Copy out each line of the data holding "chart".

....................

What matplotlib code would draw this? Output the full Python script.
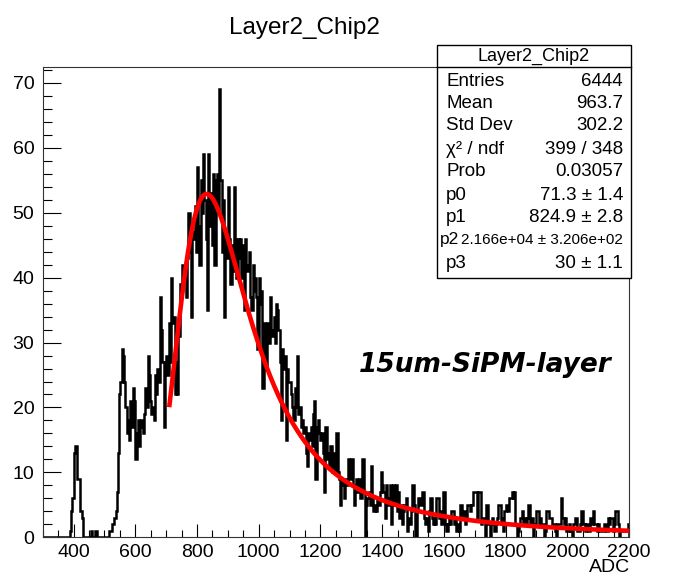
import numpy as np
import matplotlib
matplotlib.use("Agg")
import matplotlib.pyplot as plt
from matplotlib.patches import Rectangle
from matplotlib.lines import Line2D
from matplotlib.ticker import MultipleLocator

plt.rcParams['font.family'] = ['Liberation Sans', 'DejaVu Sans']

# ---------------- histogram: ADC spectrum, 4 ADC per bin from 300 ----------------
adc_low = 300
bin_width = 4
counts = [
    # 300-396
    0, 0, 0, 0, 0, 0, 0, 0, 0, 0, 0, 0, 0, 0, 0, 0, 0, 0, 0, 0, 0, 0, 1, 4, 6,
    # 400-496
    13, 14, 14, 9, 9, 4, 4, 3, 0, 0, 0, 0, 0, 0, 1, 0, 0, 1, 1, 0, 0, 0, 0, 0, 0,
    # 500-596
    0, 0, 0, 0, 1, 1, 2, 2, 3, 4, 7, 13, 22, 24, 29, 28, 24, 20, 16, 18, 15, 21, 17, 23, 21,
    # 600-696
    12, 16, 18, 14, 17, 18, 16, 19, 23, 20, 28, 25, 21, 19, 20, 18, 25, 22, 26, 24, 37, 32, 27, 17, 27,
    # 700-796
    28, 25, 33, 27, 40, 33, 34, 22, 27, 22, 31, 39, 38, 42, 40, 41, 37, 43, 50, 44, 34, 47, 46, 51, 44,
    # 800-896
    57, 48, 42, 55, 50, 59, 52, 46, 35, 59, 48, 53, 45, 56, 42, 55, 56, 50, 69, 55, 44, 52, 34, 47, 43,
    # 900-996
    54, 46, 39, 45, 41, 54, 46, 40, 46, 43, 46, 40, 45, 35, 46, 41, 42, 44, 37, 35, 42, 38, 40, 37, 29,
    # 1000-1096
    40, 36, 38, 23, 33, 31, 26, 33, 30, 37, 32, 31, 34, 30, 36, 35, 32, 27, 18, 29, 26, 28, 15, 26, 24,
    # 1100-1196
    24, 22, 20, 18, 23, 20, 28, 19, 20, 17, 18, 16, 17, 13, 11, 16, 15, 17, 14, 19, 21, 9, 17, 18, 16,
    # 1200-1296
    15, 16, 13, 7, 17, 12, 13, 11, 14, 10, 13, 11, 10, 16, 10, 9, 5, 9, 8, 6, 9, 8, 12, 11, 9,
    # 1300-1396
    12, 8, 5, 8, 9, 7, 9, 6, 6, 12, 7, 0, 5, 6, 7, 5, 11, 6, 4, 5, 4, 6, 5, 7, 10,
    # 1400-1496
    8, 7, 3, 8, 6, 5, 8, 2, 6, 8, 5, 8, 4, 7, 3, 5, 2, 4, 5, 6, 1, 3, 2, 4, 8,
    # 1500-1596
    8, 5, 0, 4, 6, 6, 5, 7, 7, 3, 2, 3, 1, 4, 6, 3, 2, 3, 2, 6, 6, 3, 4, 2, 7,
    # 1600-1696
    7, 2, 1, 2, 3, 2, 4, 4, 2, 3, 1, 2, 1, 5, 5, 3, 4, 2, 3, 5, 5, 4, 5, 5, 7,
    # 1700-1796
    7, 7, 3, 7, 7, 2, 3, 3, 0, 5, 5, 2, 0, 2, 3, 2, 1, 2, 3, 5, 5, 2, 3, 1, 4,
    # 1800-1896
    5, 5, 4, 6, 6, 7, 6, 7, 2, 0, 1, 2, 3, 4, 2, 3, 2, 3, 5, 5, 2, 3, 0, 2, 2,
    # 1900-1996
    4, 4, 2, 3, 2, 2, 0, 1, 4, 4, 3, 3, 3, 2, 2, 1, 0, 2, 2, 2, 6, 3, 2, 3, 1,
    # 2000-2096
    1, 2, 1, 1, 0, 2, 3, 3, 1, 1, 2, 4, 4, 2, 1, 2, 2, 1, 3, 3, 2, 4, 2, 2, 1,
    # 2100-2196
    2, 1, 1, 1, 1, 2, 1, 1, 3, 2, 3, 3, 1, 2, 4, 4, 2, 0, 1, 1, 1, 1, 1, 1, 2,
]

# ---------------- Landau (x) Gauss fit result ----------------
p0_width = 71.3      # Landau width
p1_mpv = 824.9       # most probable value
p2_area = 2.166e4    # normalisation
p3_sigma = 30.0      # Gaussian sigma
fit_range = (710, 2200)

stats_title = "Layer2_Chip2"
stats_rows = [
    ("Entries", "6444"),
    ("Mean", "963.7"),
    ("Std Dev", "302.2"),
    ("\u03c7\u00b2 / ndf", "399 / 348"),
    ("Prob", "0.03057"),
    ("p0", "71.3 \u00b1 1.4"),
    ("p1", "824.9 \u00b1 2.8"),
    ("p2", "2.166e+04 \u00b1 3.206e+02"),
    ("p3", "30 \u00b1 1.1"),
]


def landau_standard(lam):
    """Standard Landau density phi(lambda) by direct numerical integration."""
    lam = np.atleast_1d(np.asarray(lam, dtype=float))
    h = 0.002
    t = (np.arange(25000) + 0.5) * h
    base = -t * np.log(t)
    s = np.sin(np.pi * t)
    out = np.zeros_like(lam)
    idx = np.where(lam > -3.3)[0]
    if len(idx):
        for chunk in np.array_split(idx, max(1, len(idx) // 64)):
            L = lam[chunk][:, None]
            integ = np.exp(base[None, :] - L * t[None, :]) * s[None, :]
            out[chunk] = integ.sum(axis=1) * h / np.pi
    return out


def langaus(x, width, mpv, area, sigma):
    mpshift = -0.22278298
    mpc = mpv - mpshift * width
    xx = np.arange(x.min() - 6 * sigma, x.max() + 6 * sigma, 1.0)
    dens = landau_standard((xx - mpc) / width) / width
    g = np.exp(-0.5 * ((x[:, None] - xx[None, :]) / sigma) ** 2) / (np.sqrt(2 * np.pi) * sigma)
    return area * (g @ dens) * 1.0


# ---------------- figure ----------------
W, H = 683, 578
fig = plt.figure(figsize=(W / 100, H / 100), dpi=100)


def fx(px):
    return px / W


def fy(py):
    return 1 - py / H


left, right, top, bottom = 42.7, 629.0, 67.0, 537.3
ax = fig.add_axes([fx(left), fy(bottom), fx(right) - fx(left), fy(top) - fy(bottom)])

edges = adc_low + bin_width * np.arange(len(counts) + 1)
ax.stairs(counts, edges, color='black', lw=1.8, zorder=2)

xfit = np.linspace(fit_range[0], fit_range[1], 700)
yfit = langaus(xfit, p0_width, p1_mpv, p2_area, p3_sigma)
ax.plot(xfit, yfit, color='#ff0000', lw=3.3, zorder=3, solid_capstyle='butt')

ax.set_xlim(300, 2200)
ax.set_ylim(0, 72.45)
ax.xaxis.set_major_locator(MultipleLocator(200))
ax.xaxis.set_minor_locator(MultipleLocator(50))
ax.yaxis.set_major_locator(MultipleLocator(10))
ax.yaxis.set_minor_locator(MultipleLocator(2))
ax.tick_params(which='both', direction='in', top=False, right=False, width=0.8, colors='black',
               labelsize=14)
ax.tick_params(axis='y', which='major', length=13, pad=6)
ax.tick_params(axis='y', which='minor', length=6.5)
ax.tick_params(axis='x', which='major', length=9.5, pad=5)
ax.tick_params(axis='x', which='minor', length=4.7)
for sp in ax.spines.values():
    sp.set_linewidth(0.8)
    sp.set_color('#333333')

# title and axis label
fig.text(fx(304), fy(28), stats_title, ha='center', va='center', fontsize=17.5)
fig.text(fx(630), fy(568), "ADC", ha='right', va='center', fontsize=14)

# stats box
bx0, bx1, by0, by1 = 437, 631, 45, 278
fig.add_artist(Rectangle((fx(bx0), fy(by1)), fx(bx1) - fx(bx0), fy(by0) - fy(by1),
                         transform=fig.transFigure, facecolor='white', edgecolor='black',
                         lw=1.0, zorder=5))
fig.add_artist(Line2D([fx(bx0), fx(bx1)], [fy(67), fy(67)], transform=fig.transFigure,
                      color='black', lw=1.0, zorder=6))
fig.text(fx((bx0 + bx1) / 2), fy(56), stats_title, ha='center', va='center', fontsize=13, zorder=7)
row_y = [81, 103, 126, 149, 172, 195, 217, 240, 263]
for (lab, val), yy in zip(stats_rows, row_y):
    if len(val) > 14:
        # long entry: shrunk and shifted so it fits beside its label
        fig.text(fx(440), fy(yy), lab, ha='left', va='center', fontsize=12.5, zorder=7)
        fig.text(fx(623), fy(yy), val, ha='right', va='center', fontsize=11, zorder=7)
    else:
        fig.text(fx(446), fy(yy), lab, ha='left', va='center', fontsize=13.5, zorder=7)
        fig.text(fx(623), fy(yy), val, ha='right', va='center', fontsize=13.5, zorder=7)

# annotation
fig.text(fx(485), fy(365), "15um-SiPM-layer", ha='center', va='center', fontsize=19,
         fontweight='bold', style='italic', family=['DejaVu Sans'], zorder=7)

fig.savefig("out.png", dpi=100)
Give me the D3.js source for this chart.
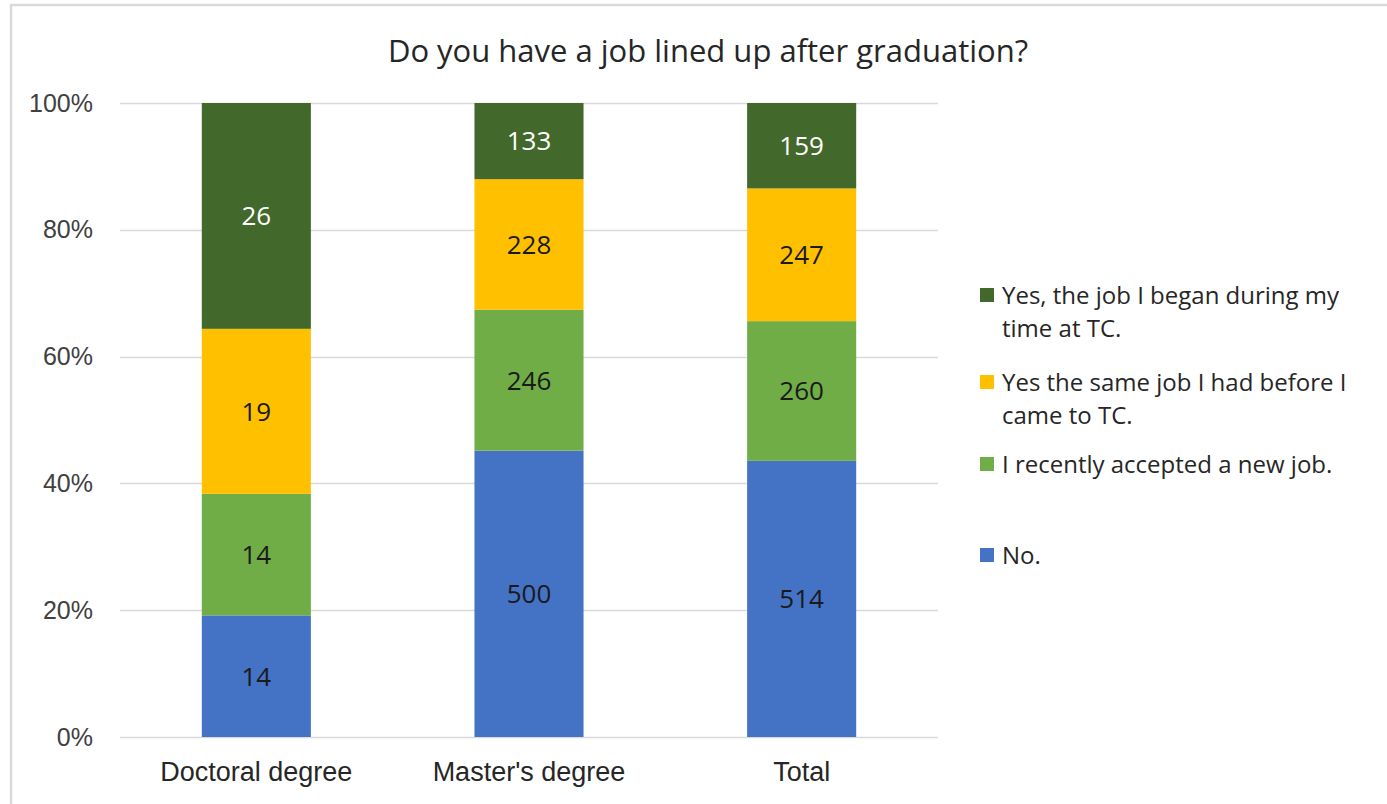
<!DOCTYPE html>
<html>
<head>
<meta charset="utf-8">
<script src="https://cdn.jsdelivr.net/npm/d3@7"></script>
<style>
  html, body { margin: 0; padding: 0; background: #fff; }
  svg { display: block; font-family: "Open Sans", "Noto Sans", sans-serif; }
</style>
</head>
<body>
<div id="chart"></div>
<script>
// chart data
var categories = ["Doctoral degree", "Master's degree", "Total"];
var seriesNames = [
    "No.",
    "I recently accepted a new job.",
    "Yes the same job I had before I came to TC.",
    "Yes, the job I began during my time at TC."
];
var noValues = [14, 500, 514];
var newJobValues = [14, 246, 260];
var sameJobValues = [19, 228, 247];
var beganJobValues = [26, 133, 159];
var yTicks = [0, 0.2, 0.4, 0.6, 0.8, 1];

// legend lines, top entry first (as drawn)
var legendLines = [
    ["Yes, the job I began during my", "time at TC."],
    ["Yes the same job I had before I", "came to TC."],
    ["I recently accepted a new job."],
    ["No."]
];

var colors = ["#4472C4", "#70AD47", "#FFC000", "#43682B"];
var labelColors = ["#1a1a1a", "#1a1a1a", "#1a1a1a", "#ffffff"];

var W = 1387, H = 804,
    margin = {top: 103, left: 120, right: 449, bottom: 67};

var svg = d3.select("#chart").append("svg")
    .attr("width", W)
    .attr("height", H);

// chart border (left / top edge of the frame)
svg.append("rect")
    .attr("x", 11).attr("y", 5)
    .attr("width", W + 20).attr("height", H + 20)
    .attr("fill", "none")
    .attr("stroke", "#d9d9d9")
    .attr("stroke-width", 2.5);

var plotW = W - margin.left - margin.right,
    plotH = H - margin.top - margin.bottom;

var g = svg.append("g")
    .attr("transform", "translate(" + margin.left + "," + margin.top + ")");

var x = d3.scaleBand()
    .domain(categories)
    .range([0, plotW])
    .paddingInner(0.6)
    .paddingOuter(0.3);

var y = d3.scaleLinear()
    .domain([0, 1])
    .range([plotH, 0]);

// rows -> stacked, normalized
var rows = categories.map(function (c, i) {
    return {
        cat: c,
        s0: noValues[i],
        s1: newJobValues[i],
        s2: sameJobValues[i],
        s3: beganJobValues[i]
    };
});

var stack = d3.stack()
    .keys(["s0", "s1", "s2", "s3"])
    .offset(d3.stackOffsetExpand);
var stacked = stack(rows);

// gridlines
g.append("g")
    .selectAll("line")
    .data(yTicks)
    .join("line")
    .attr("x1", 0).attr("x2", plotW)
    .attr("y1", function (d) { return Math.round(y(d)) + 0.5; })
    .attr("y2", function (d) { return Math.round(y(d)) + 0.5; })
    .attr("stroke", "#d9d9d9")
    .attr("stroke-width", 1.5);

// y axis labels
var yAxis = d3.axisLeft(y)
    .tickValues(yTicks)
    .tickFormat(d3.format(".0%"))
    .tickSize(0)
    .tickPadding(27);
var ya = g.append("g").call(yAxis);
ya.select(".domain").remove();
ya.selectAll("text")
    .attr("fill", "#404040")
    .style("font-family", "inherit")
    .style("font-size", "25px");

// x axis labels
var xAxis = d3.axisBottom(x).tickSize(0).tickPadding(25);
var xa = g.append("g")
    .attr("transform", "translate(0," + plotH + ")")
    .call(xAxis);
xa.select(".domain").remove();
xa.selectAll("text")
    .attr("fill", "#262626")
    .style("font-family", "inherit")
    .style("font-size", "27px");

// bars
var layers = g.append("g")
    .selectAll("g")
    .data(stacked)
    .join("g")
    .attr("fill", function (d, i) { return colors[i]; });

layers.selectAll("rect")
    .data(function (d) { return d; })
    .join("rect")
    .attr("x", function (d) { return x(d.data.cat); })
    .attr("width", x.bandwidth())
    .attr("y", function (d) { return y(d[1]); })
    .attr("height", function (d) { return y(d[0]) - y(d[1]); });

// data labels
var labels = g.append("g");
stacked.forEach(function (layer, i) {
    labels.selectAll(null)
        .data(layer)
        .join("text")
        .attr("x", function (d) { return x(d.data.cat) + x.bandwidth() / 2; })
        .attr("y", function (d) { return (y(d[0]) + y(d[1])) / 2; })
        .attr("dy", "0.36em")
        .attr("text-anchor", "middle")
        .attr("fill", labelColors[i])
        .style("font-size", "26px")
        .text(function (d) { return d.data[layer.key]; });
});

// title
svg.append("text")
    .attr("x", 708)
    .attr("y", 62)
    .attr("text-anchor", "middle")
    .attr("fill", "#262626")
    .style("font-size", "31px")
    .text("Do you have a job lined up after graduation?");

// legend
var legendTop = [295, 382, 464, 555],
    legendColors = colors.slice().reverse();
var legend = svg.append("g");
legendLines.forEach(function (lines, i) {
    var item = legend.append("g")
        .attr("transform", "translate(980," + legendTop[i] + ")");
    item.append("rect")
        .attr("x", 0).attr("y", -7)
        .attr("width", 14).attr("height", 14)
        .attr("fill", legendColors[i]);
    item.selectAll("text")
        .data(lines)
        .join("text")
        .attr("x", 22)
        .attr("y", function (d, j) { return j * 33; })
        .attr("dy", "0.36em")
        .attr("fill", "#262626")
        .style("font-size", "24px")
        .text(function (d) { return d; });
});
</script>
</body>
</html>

....................

*Solution to the exercise*:
Give me the D3.js source for this chart.
<div id="chart"></div>
// chart data
var svg = d3.select("#chart").append("svg")
// chart border (left / top edge of the frame)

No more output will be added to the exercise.